By the time we reach this stage in life, every woman has lived through her own set of experiences—some joyful, some painful, many transformative. Some of us have raised children, some haven’t. Some built careers, others found meaning in different ways. We’ve loved, lost, started over, fought hard, and kept going. No two stories are the same, and that’s the beauty of it. The one thing we do share is that we’ve lived—and through living, we’ve learned.
And there’s something incredibly grounding about that. Over time, we begin to know ourselves better. We understand our limits, we see our strengths more clearly, and we’re often more forgiving—with ourselves and with others. That self-awareness becomes the foundation for something many of us spent decades chasing: confidence.
One of the biggest shifts I’ve experienced is learning how to stop living for other people. I stopped saying yes out of guilt or obligation. I protect my time, my energy, and my peace. I no longer need to be liked by everyone, and I don’t confuse boundaries with selfishness. In fact, setting boundaries has been one of the most powerful acts of self-respect I’ve ever learned.
I’ve also stopped overthinking how I’m perceived. Earlier in life, I would quietly carry the pressure to look right, sound right, be right. That’s exhausting. Now, I measure my worth by how I feel inside—not by anyone else’s reaction. That shift—from needing approval to feeling fulfilled on my own terms—has opened a whole new kind of freedom.
And with it, my inner voice has softened. I speak more kindly to myself. I trust myself more. The inner critic still visits, but she doesn’t run the show anymore.
This isn’t just emotional fluff. According to a 2019 study by Su Jin Kim and Myung-Haeng Hur, happiness is less about circumstances—like financial stress or poor health—and more about how those experiences affect our self-esteem and mindset.
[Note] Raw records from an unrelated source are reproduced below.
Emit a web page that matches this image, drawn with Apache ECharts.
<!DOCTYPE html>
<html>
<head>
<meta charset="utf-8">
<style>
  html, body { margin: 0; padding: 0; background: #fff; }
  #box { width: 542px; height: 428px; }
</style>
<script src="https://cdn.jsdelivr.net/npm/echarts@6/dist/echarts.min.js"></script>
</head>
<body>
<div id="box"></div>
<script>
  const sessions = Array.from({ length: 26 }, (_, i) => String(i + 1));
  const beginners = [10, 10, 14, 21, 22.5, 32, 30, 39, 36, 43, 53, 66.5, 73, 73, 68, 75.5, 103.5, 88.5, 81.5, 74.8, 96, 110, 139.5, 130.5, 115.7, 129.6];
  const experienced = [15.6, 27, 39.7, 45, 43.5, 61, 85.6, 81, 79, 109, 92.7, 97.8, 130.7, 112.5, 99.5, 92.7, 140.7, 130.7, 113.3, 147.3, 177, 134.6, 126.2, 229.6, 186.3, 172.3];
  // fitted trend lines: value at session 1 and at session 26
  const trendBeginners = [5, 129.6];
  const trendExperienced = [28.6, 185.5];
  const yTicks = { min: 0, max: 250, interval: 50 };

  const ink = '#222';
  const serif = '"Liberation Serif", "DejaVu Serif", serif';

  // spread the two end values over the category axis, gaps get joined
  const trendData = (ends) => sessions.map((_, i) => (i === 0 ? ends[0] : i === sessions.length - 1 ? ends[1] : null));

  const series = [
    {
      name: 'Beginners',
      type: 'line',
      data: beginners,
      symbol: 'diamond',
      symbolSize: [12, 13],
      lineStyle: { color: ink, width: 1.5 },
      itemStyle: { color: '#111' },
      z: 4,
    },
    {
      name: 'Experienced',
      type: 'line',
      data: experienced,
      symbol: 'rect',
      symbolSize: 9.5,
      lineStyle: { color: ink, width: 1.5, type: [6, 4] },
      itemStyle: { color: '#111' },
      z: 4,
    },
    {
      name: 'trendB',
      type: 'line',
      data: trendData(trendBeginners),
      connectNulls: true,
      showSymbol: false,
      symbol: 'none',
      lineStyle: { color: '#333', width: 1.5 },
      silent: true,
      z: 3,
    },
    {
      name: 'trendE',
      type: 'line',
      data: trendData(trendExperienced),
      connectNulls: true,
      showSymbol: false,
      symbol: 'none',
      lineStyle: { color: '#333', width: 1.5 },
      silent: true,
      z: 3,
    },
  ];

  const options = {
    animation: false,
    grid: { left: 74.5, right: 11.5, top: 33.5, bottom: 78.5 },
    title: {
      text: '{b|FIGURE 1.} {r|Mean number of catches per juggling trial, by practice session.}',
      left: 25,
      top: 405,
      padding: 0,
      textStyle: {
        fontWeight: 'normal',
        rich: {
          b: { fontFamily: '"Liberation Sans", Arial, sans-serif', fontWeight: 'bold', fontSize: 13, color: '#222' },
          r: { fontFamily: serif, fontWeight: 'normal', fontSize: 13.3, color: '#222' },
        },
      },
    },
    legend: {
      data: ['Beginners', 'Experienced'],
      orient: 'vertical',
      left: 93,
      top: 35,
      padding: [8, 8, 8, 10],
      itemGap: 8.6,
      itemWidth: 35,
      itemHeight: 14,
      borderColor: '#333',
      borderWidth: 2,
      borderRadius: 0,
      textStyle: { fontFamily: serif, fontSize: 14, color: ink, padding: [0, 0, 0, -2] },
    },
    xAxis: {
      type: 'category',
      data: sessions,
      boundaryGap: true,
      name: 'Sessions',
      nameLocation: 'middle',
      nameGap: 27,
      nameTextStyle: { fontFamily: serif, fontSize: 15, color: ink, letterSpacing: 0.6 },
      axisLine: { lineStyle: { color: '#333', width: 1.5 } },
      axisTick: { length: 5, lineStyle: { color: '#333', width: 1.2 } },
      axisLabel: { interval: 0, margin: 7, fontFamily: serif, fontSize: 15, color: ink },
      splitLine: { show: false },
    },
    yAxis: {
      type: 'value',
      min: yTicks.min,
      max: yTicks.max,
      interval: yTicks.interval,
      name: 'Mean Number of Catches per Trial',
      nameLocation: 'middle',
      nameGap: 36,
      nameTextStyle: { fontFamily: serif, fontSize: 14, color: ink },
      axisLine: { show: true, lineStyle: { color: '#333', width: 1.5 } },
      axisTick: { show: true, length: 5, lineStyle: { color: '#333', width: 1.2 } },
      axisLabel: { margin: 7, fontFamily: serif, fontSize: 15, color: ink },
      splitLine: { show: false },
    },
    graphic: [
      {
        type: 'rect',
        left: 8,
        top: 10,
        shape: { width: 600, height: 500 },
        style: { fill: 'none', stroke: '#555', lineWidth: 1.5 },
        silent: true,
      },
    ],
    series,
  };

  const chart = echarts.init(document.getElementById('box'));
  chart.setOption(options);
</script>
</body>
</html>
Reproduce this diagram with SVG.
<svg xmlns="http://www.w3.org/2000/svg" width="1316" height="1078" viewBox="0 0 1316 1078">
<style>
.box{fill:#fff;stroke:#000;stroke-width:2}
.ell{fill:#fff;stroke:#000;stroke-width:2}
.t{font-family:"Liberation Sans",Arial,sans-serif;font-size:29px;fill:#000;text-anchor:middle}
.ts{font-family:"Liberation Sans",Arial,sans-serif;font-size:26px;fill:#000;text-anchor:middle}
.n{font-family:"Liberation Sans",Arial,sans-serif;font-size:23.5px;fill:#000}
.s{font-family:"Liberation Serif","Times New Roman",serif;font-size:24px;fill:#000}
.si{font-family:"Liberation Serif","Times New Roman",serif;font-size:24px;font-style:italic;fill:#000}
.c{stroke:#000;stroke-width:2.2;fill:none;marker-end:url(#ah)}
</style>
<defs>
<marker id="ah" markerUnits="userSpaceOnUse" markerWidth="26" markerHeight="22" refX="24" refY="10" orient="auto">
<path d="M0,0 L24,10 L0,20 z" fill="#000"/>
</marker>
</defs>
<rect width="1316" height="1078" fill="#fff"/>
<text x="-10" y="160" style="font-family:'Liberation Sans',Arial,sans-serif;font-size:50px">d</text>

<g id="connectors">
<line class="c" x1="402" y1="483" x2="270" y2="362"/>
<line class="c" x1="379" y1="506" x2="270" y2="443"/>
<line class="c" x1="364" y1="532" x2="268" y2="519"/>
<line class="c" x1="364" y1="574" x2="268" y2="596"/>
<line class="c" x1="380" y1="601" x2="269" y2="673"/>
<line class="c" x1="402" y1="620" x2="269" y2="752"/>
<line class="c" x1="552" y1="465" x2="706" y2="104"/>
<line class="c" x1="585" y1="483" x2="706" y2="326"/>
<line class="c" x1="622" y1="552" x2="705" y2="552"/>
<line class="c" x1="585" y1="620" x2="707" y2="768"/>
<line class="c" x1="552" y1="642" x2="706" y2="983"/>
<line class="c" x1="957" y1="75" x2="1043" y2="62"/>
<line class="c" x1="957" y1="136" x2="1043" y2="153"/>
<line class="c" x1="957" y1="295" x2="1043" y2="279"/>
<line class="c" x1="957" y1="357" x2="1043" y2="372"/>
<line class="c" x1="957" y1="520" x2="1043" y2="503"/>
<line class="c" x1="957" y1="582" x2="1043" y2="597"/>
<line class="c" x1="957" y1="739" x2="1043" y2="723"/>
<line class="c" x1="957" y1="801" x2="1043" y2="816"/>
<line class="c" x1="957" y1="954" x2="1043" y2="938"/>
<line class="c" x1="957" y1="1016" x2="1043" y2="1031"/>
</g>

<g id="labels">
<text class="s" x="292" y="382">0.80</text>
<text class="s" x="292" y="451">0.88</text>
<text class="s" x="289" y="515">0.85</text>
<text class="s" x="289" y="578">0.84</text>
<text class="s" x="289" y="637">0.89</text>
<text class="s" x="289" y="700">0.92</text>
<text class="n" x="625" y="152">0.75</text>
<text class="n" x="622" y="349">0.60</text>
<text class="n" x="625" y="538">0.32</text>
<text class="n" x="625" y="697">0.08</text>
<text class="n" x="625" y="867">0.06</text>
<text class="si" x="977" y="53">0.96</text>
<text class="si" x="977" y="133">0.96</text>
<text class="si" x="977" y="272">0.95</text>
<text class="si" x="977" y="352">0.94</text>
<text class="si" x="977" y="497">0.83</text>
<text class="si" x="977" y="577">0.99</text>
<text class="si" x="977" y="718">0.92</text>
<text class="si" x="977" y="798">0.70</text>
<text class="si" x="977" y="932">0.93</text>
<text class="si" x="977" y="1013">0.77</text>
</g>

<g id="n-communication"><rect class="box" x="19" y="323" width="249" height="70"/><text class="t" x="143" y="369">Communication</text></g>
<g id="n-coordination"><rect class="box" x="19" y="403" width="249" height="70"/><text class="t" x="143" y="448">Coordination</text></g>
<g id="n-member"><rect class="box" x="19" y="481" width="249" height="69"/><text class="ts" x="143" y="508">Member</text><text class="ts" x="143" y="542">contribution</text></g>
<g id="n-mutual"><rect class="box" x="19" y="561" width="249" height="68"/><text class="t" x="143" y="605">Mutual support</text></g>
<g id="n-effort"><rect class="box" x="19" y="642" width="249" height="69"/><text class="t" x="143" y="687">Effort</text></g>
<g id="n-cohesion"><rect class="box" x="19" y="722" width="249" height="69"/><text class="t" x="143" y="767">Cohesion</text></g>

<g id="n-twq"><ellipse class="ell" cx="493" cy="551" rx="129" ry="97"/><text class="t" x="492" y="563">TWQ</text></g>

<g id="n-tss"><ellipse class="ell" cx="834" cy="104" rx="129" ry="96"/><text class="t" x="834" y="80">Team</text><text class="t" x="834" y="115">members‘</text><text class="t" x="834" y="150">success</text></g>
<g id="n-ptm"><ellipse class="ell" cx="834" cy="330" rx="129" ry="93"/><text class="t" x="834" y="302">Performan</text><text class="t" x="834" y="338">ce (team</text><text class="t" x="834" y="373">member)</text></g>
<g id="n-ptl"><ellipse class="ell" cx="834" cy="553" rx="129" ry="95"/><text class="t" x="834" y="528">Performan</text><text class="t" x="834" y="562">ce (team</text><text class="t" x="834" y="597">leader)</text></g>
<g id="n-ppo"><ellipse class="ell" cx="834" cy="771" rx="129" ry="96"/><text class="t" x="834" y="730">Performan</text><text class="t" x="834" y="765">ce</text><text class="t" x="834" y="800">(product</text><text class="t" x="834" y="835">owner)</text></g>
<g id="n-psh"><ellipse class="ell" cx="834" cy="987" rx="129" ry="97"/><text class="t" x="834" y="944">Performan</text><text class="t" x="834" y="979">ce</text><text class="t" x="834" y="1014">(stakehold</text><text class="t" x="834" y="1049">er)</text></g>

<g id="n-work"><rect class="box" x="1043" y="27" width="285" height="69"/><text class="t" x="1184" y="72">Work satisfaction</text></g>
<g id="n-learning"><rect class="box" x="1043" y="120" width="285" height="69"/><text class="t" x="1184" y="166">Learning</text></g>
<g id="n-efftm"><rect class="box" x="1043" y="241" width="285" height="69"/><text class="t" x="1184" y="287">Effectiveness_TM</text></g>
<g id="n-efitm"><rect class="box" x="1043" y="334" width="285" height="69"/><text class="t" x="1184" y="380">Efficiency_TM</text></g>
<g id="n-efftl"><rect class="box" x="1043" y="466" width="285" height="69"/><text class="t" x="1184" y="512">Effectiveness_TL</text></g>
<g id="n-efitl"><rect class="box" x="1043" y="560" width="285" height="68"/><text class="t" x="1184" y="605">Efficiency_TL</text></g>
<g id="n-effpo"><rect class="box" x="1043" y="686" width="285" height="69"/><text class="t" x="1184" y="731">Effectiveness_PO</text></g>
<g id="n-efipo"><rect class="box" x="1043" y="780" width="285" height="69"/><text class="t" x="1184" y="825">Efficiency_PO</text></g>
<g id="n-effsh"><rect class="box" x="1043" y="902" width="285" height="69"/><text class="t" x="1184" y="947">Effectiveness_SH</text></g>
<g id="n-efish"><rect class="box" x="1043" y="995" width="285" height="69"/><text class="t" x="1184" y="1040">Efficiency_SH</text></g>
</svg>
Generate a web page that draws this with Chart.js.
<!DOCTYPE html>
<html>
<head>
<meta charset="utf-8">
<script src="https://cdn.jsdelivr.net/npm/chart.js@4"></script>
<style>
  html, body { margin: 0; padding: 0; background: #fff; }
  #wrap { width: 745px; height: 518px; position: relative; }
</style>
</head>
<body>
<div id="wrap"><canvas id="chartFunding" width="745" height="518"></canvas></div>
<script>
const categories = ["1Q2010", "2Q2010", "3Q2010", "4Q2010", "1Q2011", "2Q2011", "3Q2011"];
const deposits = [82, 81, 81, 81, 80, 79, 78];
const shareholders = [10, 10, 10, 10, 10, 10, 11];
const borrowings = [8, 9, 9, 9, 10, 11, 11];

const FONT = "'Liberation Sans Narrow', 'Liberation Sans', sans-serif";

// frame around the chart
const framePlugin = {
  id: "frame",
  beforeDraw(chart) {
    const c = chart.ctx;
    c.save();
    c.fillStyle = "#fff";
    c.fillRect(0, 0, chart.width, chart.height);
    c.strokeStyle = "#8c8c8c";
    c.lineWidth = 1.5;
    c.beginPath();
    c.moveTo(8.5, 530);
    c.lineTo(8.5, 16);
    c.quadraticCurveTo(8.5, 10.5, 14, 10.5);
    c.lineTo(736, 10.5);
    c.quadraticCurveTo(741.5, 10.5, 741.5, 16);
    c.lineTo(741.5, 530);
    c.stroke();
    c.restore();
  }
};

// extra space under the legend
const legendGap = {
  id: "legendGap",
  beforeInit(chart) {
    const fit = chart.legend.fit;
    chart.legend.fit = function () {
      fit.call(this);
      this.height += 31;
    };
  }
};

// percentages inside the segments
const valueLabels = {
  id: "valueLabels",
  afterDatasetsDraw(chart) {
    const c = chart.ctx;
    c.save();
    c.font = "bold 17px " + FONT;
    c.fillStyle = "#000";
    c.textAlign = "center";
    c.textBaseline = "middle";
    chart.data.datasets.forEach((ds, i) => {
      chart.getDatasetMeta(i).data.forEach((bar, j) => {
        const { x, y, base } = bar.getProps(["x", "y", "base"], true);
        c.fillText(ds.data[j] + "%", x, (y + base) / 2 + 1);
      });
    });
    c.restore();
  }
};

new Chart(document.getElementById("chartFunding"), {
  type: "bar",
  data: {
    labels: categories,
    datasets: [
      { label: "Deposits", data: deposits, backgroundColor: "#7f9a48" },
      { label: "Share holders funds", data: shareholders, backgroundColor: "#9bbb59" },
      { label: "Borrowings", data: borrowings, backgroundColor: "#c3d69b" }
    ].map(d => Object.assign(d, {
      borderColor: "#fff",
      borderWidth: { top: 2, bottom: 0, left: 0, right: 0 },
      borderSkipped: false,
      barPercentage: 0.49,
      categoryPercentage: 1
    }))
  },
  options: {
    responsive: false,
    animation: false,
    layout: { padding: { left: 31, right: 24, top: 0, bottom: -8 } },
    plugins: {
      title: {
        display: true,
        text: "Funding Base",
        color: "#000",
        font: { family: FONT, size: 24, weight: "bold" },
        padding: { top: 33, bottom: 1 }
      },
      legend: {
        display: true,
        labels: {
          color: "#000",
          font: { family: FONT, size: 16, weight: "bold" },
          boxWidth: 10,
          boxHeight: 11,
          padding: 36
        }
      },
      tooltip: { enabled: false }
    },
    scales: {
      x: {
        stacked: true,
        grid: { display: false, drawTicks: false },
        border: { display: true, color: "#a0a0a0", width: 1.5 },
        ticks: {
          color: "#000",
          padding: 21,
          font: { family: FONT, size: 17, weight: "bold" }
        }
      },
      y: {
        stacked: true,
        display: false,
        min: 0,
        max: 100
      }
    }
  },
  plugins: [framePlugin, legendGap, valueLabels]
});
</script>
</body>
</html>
Challenges don’t reduce our happiness directly; they do it by chipping away at how we see ourselves. On the flip side, when we heal, grow, or regain stability, what really improves is our sense of self—and that’s what makes us happy. Once we meet basic needs, joy moves inward. It begins to depend more on self-acceptance, purpose, and personal growth.
That rang so true to me. The better I care for myself—not just physically, but emotionally—the more rooted and alive I feel. That inner strength has carried me through loss, reinvention, and the sometimes brutal honesty of self-reflection.
Supportive relationships have become essential. I no longer chase connection out of obligation. I crave realness, reciprocity, depth. I treat my health differently now—not as a project to fix, but something to nurture. When I feel strong and well, I feel more capable. More whole.
And perhaps most surprisingly, I’ve started again. In small ways, and in big ones. New interests. New career directions. New beginnings in places I once felt afraid to start. It turns out we’re never too old to become who we’re meant to be.
Above all, I’ve let go of the “shoulds.” I no longer care if I’m doing midlife the way anyone else expects. I don’t shrink to fit anyone’s definition of beauty or success. I’ve made peace with mine—and that peace has become power.
Middle age and menopause aren’t something to survive. They are something to step into—with awareness, courage, and even joy. This chapter doesn’t signal our fading. It reveals our becoming.